• **Exercise directions**: Print exactly the lines that run from the line containing "Emit a Python" to the line containing "dct_rslm = [1.0, 0.6, 0.105, 0.008, 5e-4, 2.5e-5]", both included, and nothing else; pictures stay out.

• **Information supplied**:
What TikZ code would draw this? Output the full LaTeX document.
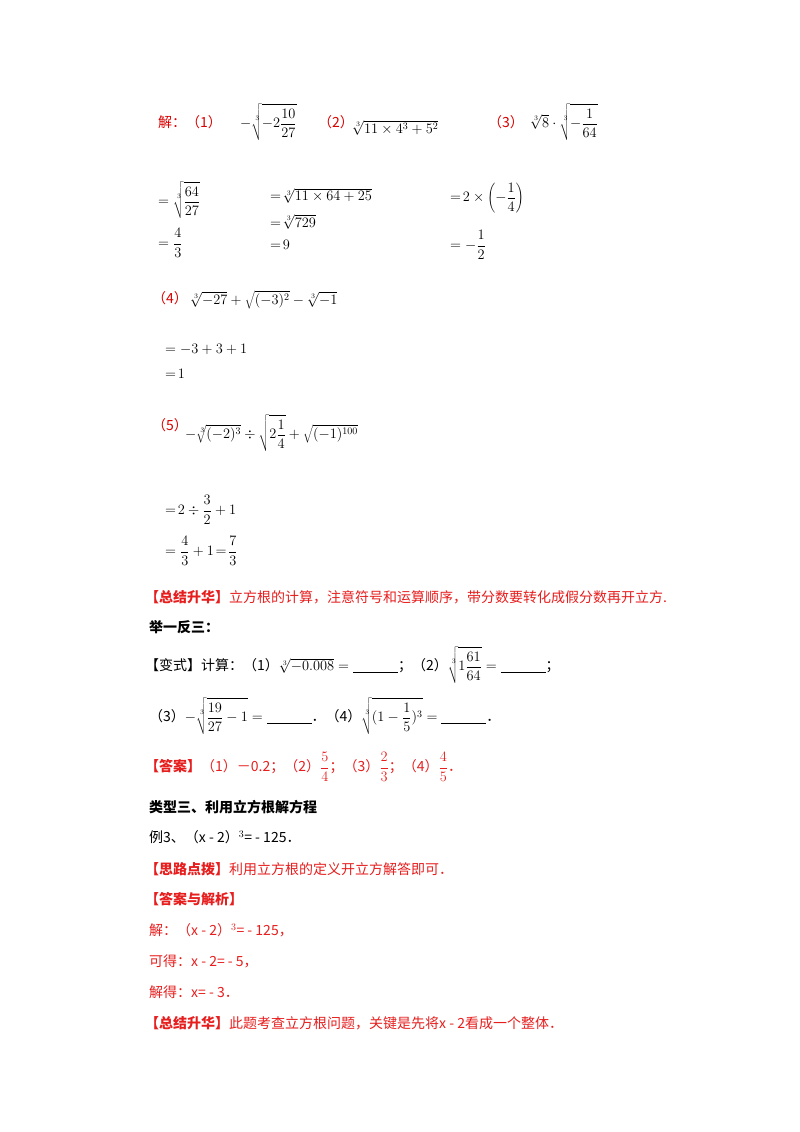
\documentclass[tikz,border=0pt]{standalone}
\usepackage{fontspec}
\setmainfont{Liberation Serif}
\newfontfamily\cjk{Noto Sans CJK SC}
\begin{document}
\begin{tikzpicture}[x=1pt,y=-1pt,
  t/.style={anchor=west,inner sep=0pt,font=\fontsize{14}{17}\selectfont},
  r/.style={t,text=red!85!black}]
\definecolor{rd}{RGB}{230,30,30}
\useasboundingbox (0,0) rectangle (800,1132);
\node[r] (a1) at (158,122) {\cjk 解：（1）};
\node[t] (m1) at (240,122) {$\displaystyle -\sqrt[3]{-2\frac{10}{27}}$};
\node[r] (a2) at (318,122) {\cjk （2）};
\node[t] (m2) at (352,128) {$\sqrt[3]{11\times4^3+5^2}$};
\node[r] (a3) at (488,122) {\cjk （3）};
\node[t] (m3) at (530,122) {$\displaystyle \sqrt[3]{8}\cdot\sqrt[3]{-\frac{1}{64}}$};
\node[t] (b1) at (158,200) {$\displaystyle =\sqrt[3]{\frac{64}{27}}$};
\node[t] (b2) at (270,196) {$=\!\sqrt[3]{11\times64+25}$};
\node[t] (b3) at (270,222) {$=\!\sqrt[3]{729}$};
\node[t] (b4) at (158,243) {$\displaystyle =\frac{4}{3}$};
\node[t] (b5) at (270,245) {$=\!9$};
\node[t] (c1) at (450,198) {$\displaystyle =\!2\times\left(-\frac{1}{4}\right)$};
\node[t] (c2) at (450,245) {$\displaystyle =-\frac{1}{2}$};
\node[r] (a4) at (152,298) {\cjk （4）};
\node[t] (m4) at (190,300) {$\sqrt[3]{-27}+\sqrt{(-3)^2}-\sqrt[3]{-1}$};
\node[t] (d1) at (165,349) {$=-3+3+1$};
\node[t] (d2) at (165,374) {$=\!1$};
\node[r] (a5) at (152,425) {\cjk （5）};
\node[t] (m5) at (185,433) {$\displaystyle -\sqrt[3]{(-2)^3}\div\sqrt{2\frac{1}{4}}+\sqrt{(-1)^{100}}$};
\node[t] (e1) at (165,510) {$\displaystyle =\!2\div\frac{3}{2}+1$};
\node[t] (e2) at (165,551) {$\displaystyle =\frac{4}{3}+1\!=\!\frac{7}{3}$};
\node[t,text=rd] (s1) at (145,597) {\cjk\textbf{【总结升华】}立方根的计算，注意符号和运算顺序，带分数要转化成假分数再开立方.};
\node[t] (j) at (149,627) {\cjk\textbf{举一反三：}};
\node[t] (v1) at (145,665) {\cjk 【变式】计算：（1）$\sqrt[3]{-0.008}=\underline{\hspace{3.2em}}$；（2）$\displaystyle\sqrt[3]{1\frac{61}{64}}=\underline{\hspace{3.2em}}$；};
\node[t] (v2) at (149,716) {\cjk （3）$\displaystyle-\sqrt[3]{\frac{19}{27}-1}=\underline{\hspace{3.2em}}$．（4）$\displaystyle\sqrt[3]{(1-\frac{1}{5})^3}=\underline{\hspace{3.2em}}$．};
\node[t,text=rd] (ans) at (145,767) {\cjk\textbf{【答案】}（1）－0.2；（2）$\displaystyle\frac{5}{4}$；（3）$\displaystyle\frac{2}{3}$；（4）$\displaystyle\frac{4}{5}$．};
\node[t] (l3) at (149,807) {\cjk\textbf{类型三、利用立方根解方程}};
\node[t] (ex) at (149,837) {\cjk 例3、（x - 2）$^3$= - 125．};
\node[t,text=rd] (sl) at (145,869) {\cjk\textbf{【思路点拨】}利用立方根的定义开立方解答即可．};
\node[t,text=rd] (da) at (145,899) {\cjk\textbf{【答案与解析】}};
\node[t,text=rd] (j1) at (149,930) {\cjk 解：（x - 2）$^3$= - 125，};
\node[t,text=rd] (j2) at (149,961) {\cjk 可得：x - 2= - 5，};
\node[t,text=rd] (j3) at (149,992) {\cjk 解得：x= - 3．};
\node[t,text=rd] (s2) at (145,1023) {\cjk\textbf{【总结升华】}此题考查立方根问题，关键是先将x - 2看成一个整体．};
\end{tikzpicture}
\end{document}
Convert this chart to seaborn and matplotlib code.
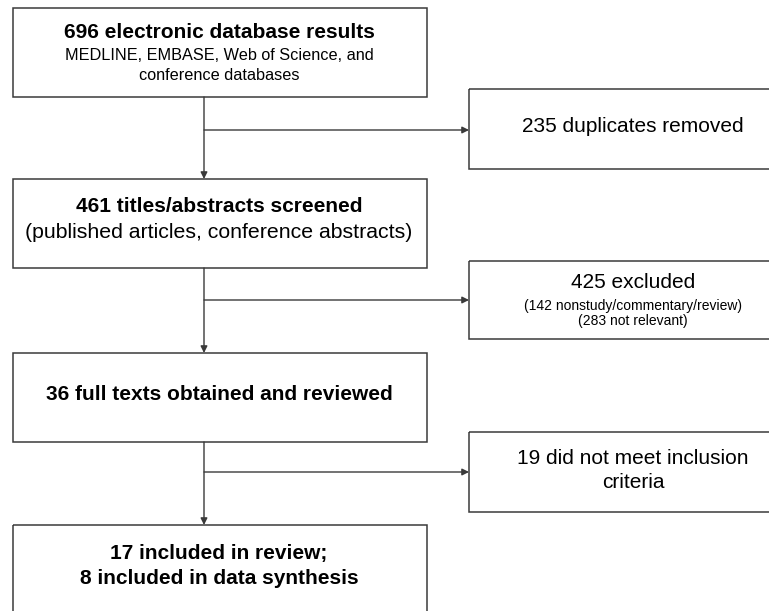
import seaborn as sns
import matplotlib.pyplot as plt
from matplotlib.patches import Rectangle

# flow counts
stage_counts = [696, 461, 36, 17]
stage_labels = ["electronic database results", "titles/abstracts screened",
                "full texts obtained and reviewed", "included in review;"]
stage_notes = ["MEDLINE, EMBASE, Web of Science, and\nconference databases",
               "(published articles, conference abstracts)", "", ""]
synthesis_count = 8
excluded_counts = [235, 425, 19]
excluded_labels = ["duplicates removed", "excluded", "did not meet inclusion\ncriteria"]
reason_counts = [142, 283]
reason_labels = ["nonstudy/commentary/review", "not relevant"]

# layout in pixels (y downwards)
left_x = (13, 427)
left_y = [(8, 97), (179, 268), (353, 442), (525, 625)]
right_x = (469, 797)
right_y = [(89, 169), (261, 339), (432, 512)]
branch_y = [130, 300, 472]
trunk_x = 204
line_col = "#3a3a3a"

sns.set_style("white")
plt.rcParams["font.family"] = ["Liberation Sans", "DejaVu Sans"]
plt.rcParams["text.color"] = "black"

fig = plt.figure(figsize=(7.69, 6.11), dpi=100)
ax = fig.add_axes([0, 0, 1, 1])
ax.set_xlim(0, 769)
ax.set_ylim(611, 0)
ax.axis("off")


def box(x, y):
    ax.add_patch(Rectangle((x[0], y[0]), x[1] - x[0], y[1] - y[0],
                           fill=False, edgecolor=line_col, lw=1.1))


def arrow(x0, y0, x1, y1):
    ax.annotate("", xy=(x1, y1), xytext=(x0, y0),
                arrowprops=dict(arrowstyle="-|>", color=line_col, lw=1.0,
                                mutation_scale=10, shrinkA=0, shrinkB=0))


for y in left_y:
    box(left_x, y)
for y in right_y:
    box(right_x, y)

# trunk arrows and side branches
for i in range(3):
    arrow(trunk_x, left_y[i][1], trunk_x, left_y[i + 1][0])
    arrow(trunk_x, branch_y[i], right_x[0], branch_y[i])

cx = 219
# main boxes
ax.text(cx, 32, f"{stage_counts[0]} {stage_labels[0]}", ha="center", va="center",
        fontsize=15, fontweight="bold")
ax.text(cx, 65.5, stage_notes[0], ha="center", va="center", fontsize=11.7, linespacing=1.45)
ax.text(cx, 207, f"{stage_counts[1]} {stage_labels[1]}", ha="center", va="center",
        fontsize=15, fontweight="bold")
ax.text(cx, 233, stage_notes[1], ha="center", va="center", fontsize=15.3)
ax.text(cx, 395, f"{stage_counts[2]} {stage_labels[2]}", ha="center", va="center",
        fontsize=15, fontweight="bold")
ax.text(cx, 566, f"{stage_counts[3]} {stage_labels[3]}\n{synthesis_count} included in data synthesis",
        ha="center", va="center", fontsize=15, fontweight="bold", linespacing=1.35)

# exclusion boxes
rx = 633
ax.text(rx, 127, f"{excluded_counts[0]} {excluded_labels[0]}", ha="center", va="center", fontsize=15)
ax.text(rx, 283, f"{excluded_counts[1]} {excluded_labels[1]}", ha="center", va="center", fontsize=15)
reasons = "\n".join(f"({n} {lab})" for n, lab in zip(reason_counts, reason_labels))
ax.text(rx, 313.5, reasons, ha="center", va="center", fontsize=10, linespacing=1.15)
ax.text(rx, 470.5, f"{excluded_counts[2]} {excluded_labels[2]}", ha="center", va="center",
        fontsize=15, linespacing=1.4)

fig.savefig("out.png", dpi=100, facecolor="white")
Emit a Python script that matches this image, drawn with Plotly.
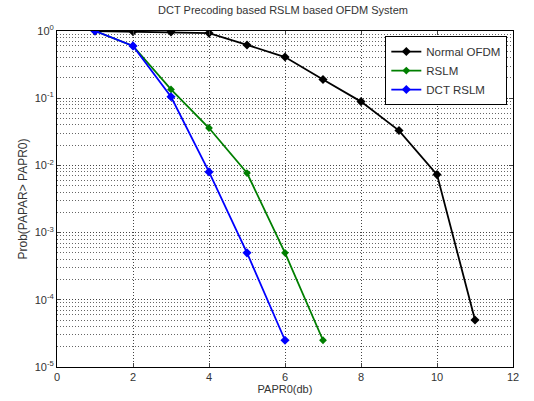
import plotly.graph_objects as go

papr = [1, 2, 3, 4, 5, 6, 7, 8, 9, 10, 11]
normal_ofdm = [1.0, 0.98, 0.97, 0.93, 0.62, 0.41, 0.19, 0.089, 0.033, 0.0073, 5e-5]
papr_rslm = [1, 2, 3, 4, 5, 6, 7]
rslm = [1.0, 0.6, 0.135, 0.036, 0.0077, 5e-4, 2.5e-5]
papr_dct = [1, 2, 3, 4, 5, 6]
dct_rslm = [1.0, 0.6, 0.105, 0.008, 5e-4, 2.5e-5]

ytick_vals = [1, 0.1, 0.01, 1e-3, 1e-4, 1e-5]
ytick_text = ["10<sup>0</sup>", "10<sup>-1</sup>", "10<sup>-2</sup>", "10<sup>-3</sup>", "10<sup>-4</sup>", "10<sup>-5</sup>"]
xtick_vals = [0, 2, 4, 6, 8, 10, 12]

fig = go.Figure()
fig.add_trace(go.Scatter(x=papr, y=normal_ofdm, name="Normal OFDM", mode="lines+markers",
                         line=dict(color="black", width=1.8),
                         marker=dict(symbol="diamond", size=7, color="black")))
fig.add_trace(go.Scatter(x=papr_rslm, y=rslm, name="RSLM", mode="lines+markers",
                         line=dict(color="#007f00", width=1.8),
                         marker=dict(symbol="diamond", size=6, color="#007f00")))
fig.add_trace(go.Scatter(x=papr_dct, y=dct_rslm, name="DCT RSLM", mode="lines+markers",
                         line=dict(color="#0000ff", width=1.8),
                         marker=dict(symbol="diamond", size=7, color="#0000ff")))

grid = dict(showgrid=True, gridcolor="#444444", griddash="1px,2px", gridwidth=1)
fig.update_layout(
    width=534, height=401,
    margin=dict(l=57, r=21, t=31, b=34),
    paper_bgcolor="white", plot_bgcolor="white",
    font=dict(family="Liberation Sans, Arial", size=11, color="#333333"),
    title=dict(text="DCT Precoding based RSLM based OFDM System", x=0.53, xanchor="center",
               y=0.985, yanchor="top", font=dict(size=11)),
    legend=dict(x=0.72, y=0.985, xanchor="left", yanchor="top",
                bordercolor="black", borderwidth=1, bgcolor="white",
                font=dict(size=11.5), tracegroupgap=0, itemwidth=30),
    xaxis=dict(range=[0, 12], tickvals=xtick_vals, ticks="inside", ticklen=4,
               showline=True, linecolor="black", mirror="ticks", zeroline=False,
               automargin=False,
               title=dict(text="PAPR0(db)", standoff=2, font=dict(size=11)), **grid),
    yaxis=dict(type="log", range=[-5, 0], tickvals=ytick_vals, ticktext=ytick_text,
               ticks="inside", ticklen=4, automargin=False,
               showline=True, linecolor="black", mirror="ticks", zeroline=False,
               title=dict(text="Prob(PAPAR> PAPR0)", standoff=4, font=dict(size=12)),
               minor=dict(showgrid=True, dtick="D1", gridcolor="#666666", griddash="1px,2px",
                          gridwidth=1, ticks=""),
               **grid),
)
fig.write_html("out.html", config={"displayModeBar": False},
               post_script="document.body.style.margin='0';")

• **Exercise answer**:
Emit a Python script that matches this image, drawn with Plotly.
import plotly.graph_objects as go

papr = [1, 2, 3, 4, 5, 6, 7, 8, 9, 10, 11]
normal_ofdm = [1.0, 0.98, 0.97, 0.93, 0.62, 0.41, 0.19, 0.089, 0.033, 0.0073, 5e-5]
papr_rslm = [1, 2, 3, 4, 5, 6, 7]
rslm = [1.0, 0.6, 0.135, 0.036, 0.0077, 5e-4, 2.5e-5]
papr_dct = [1, 2, 3, 4, 5, 6]
dct_rslm = [1.0, 0.6, 0.105, 0.008, 5e-4, 2.5e-5]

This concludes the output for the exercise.